Dataset excerpts:
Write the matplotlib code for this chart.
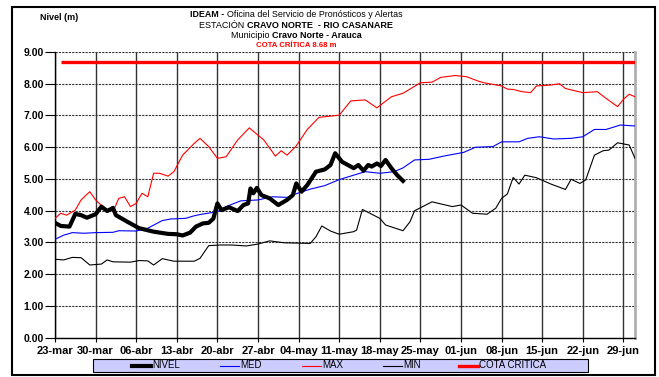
import matplotlib.pyplot as plt
import numpy as np
from matplotlib.patches import Rectangle
from matplotlib.lines import Line2D

plt.rcParams['font.family'] = ['Liberation Sans', 'DejaVu Sans']

# Días contados desde el 23-mar
fechas = ['23-mar', '30-mar', '06-abr', '13-abr', '20-abr', '27-abr', '04-may',
          '11-may', '18-may', '25-may', '01-jun', '08-jun', '15-jun', '22-jun', '29-jun']

nivel_dias = [0, 1, 2.5, 3.5, 4.5, 5.5, 7, 8, 9, 10, 10.5, 12.5, 14.5, 17, 19.5, 21, 22,
              23.3, 24.3, 25.5, 26.5, 27.3, 28, 28.7, 30, 31.5, 32.5, 33.3, 33.7, 34.2,
              34.8, 35.6, 37, 38.5, 40, 41, 41.6, 42.5, 43.5, 45, 46.5, 47.5, 48.3, 49.5,
              50.5, 51.5, 52.3, 53.2, 54, 54.6, 55.5, 56.2, 57, 58, 59, 60]
nivel_vals = [3.62, 3.52, 3.50, 3.90, 3.86, 3.78, 3.89, 4.13, 3.99, 4.09, 3.86, 3.65, 3.45,
              3.34, 3.27, 3.26, 3.22, 3.31, 3.50, 3.60, 3.62, 3.75, 4.23, 4.02, 4.11, 3.99,
              4.18, 4.23, 4.70, 4.55, 4.72, 4.49, 4.39, 4.18, 4.34, 4.49, 4.86, 4.60, 4.81,
              5.23, 5.30, 5.44, 5.81, 5.54, 5.44, 5.34, 5.44, 5.26, 5.44, 5.39, 5.49, 5.41,
              5.60, 5.34, 5.12, 4.94]

med_dias = [0, 1.5, 3, 5, 7, 10, 11, 14, 16, 18.5, 20, 22.5, 24, 25, 28, 29.5, 32, 35, 37.5,
            40, 41.5, 44, 46.5, 49, 51.5, 53.5, 56, 58.5, 60, 62, 64.5, 67, 70.5, 72.5, 75.5,
            77, 80, 81.5, 83.5, 86, 89, 91, 93, 95, 97.5, 100]
med_vals = [3.10, 3.23, 3.31, 3.29, 3.31, 3.32, 3.37, 3.36, 3.45, 3.69, 3.74, 3.76, 3.84,
            3.88, 3.97, 4.13, 4.31, 4.34, 4.44, 4.42, 4.53, 4.68, 4.79, 4.98, 5.12, 5.23,
            5.18, 5.23, 5.35, 5.60, 5.62, 5.72, 5.84, 6.00, 6.02, 6.17, 6.17, 6.28, 6.33,
            6.26, 6.28, 6.33, 6.56, 6.56, 6.70, 6.67]

max_dias = [0, 1, 2, 3.5, 4.5, 6, 7, 8.5, 10, 11, 12, 13, 14, 15, 16, 17, 18, 19.5, 20.5,
            22, 24, 25, 26.5, 28, 29.5, 31.5, 33.5, 35, 36, 38, 39, 40, 41.5, 43.5, 45.5,
            47.5, 49, 51, 53.5, 55.5, 58, 60, 63, 65, 66.5, 69, 71, 73, 74, 77, 78, 79, 80.5,
            82, 83, 85.5, 87, 88, 91, 93.5, 95, 97, 98, 99, 100]
max_vals = [3.76, 3.92, 3.86, 4.02, 4.34, 4.60, 4.34, 4.08, 3.97, 4.39, 4.44, 4.13, 4.23,
            4.55, 4.44, 5.18, 5.18, 5.09, 5.23, 5.75, 6.12, 6.28, 6.02, 5.65, 5.70, 6.23,
            6.61, 6.38, 6.23, 5.72, 5.89, 5.75, 6.02, 6.56, 6.94, 6.98, 7.01, 7.46, 7.49,
            7.24, 7.59, 7.70, 8.03, 8.05, 8.20, 8.26, 8.22, 8.08, 8.03, 7.93, 7.83, 7.82,
            7.75, 7.72, 7.93, 7.96, 8.00, 7.85, 7.72, 7.75, 7.54, 7.28, 7.51, 7.67, 7.59]

min_dias = [0, 1.5, 3, 4.5, 6, 8, 9, 10, 13, 14.5, 16, 17, 18.5, 20.5, 24, 25, 26.5, 28.5,
            30.5, 33, 35, 37, 39.5, 44, 45, 46, 47.5, 49, 51.5, 52, 53, 56, 57, 60, 61.2, 62,
            65, 68.5, 70, 72, 74.5, 76, 77, 78, 79, 80, 81, 83, 85.5, 88, 89, 90.5, 91.5, 93,
            94.5, 95.5, 97, 99, 100]
min_vals = [2.47, 2.45, 2.53, 2.52, 2.29, 2.32, 2.45, 2.39, 2.38, 2.43, 2.42, 2.29, 2.49,
            2.41, 2.41, 2.50, 2.90, 2.92, 2.92, 2.89, 2.95, 3.05, 2.99, 2.97, 3.18, 3.52,
            3.36, 3.26, 3.34, 3.39, 4.04, 3.76, 3.55, 3.37, 3.65, 4.00, 4.28, 4.13, 4.18,
            3.92, 3.89, 4.08, 4.39, 4.53, 5.05, 4.84, 5.12, 5.04, 4.84, 4.67, 4.99, 4.86,
            4.97, 5.75, 5.89, 5.91, 6.14, 6.07, 5.65]

cota_critica = 8.68
cota_dias = [1, 100]

leyenda = ['NIVEL', 'MED', 'MAX', 'MIN', 'COTA CRITICA']

W, H = 659, 377


def fx(px):
    return px / W


def fy(py):
    return 1 - py / H


fig = plt.figure(figsize=(W / 100, H / 100), dpi=100)
ax = fig.add_axes([fx(55), fy(337.7), fx(635) - fx(55), fy(52) - fy(337.7)])

# Series
ax.hlines(cota_critica, cota_dias[0], cota_dias[1], color='#ff0000', lw=2.4, zorder=3)
ax.plot(max_dias, max_vals, color='#ff0000', lw=0.8, zorder=3)
ax.plot(min_dias, min_vals, color='black', lw=0.8, zorder=3)
ax.plot(med_dias, med_vals, color='#0000ff', lw=0.8, zorder=3)
ax.plot(nivel_dias, nivel_vals, color='black', lw=3, solid_joinstyle='round', zorder=4)

# Ejes
ax.set_xlim(0, 100)
ax.set_ylim(0, 9)
ax.set_xticks(np.arange(0, 100, 7))
ax.set_xticklabels(fechas)
ax.set_yticks(np.arange(0, 10))
ax.set_yticklabels([f'{v:.2f}' for v in range(10)])
ax.tick_params(axis='x', length=3, width=0.8, pad=3, labelsize=8)
ax.tick_params(axis='y', length=7, width=0.8, pad=1, labelsize=7.5)
for lbl in ax.get_xticklabels() + ax.get_yticklabels():
    lbl.set_fontweight('bold')

ax.grid(axis='y', color='#333333', ls=(0, (2, 1)), lw=0.8)
ax.grid(axis='x', color='#333333', ls='-', lw=1.0)
ax.set_axisbelow(True)
ax.spines['top'].set_visible(False)
ax.spines['right'].set_color('#b0b0b0')
ax.spines['right'].set_linewidth(2)
ax.spines['left'].set_linewidth(1)
ax.spines['bottom'].set_linewidth(1)

# Encabezado
renderer = fig.canvas.get_renderer()


def linea(y_px, partes, size):
    textos = [fig.text(0, fy(y_px), s, fontsize=size, fontweight=w, color=c, va='baseline')
              for s, w, c in partes]
    anchos = [t.get_window_extent(renderer).width for t in textos]
    x = 296 - sum(anchos) / 2
    for t, a in zip(textos, anchos):
        t.set_x(fx(x))
        x += a


linea(17, [('IDEAM - ', 'bold', 'black'),
           ('Oficina del Servicio de Pronósticos y Alertas', 'normal', 'black')], 6.4)
linea(28, [('ESTACIÓN ', 'normal', 'black'),
           ('CRAVO NORTE  - RIO CASANARE', 'bold', 'black')], 6.5)
linea(38, [('Municipio ', 'normal', 'black'),
           ('Cravo Norte - Arauca', 'bold', 'black')], 6.5)
linea(47, [(f'COTA CRÍTICA {cota_critica:.2f} m', 'bold', '#ff0000')], 5.6)

fig.text(fx(40), fy(20), 'Nivel (m)', fontsize=6.5, fontweight='bold', va='baseline')

# Leyenda
fig.add_artist(Rectangle((fx(93), fy(372)), fx(588) - fx(93), fy(359) - fy(372),
                         transform=fig.transFigure, facecolor='#ccccff',
                         edgecolor='black', lw=0.8))
estilos = [('black', 3), ('#0000ff', 0.8), ('#ff0000', 0.8), ('black', 0.8), ('#ff0000', 2.4)]
inicios = [132, 220, 302, 383, 459]
for nombre, (color, lw), x0 in zip(leyenda, estilos, inicios):
    fig.add_artist(Line2D([fx(x0), fx(x0 + 19)], [fy(365.5), fy(365.5)],
                          transform=fig.transFigure, color=color, lw=lw))
    fig.text(fx(x0 + 20), fy(365.5), nombre, fontsize=7, va='center')

# Marco exterior
fig.add_artist(Rectangle((fx(12), fy(375)), fx(655) - fx(12), fy(7) - fy(375),
                         transform=fig.transFigure, fill=False, edgecolor='black', lw=1.5))

fig.savefig('out.png', dpi=100)
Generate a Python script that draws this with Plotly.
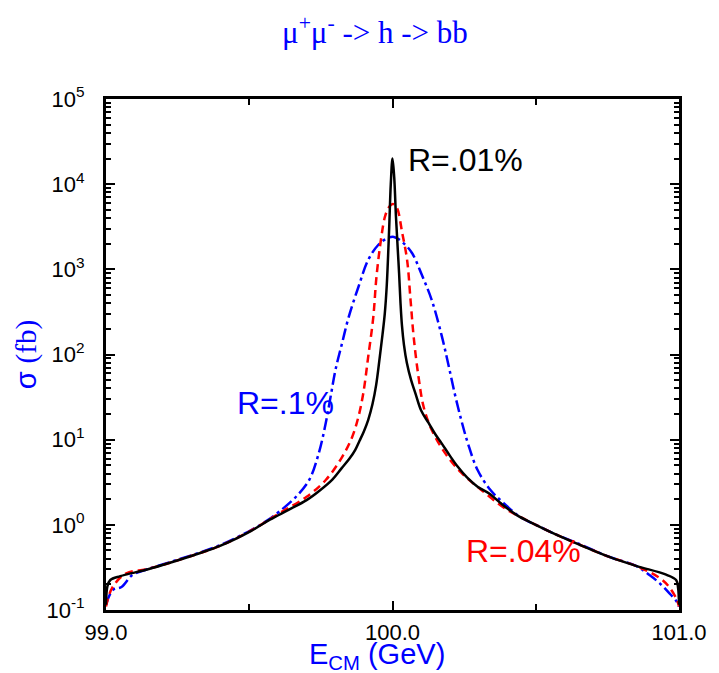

Instruction:
Quote only what lies between the first line of the records and the line containing "plt.rcParams['font.family'] = ['Liberation", please, including both lines and excluding images.

Response to the exercise:
Write the matplotlib code for this chart.
import matplotlib.pyplot as plt
import numpy as np
from matplotlib.patches import Rectangle
from matplotlib.lines import Line2D

plt.rcParams['font.family'] = ['Liberation Sans', 'DejaVu Sans']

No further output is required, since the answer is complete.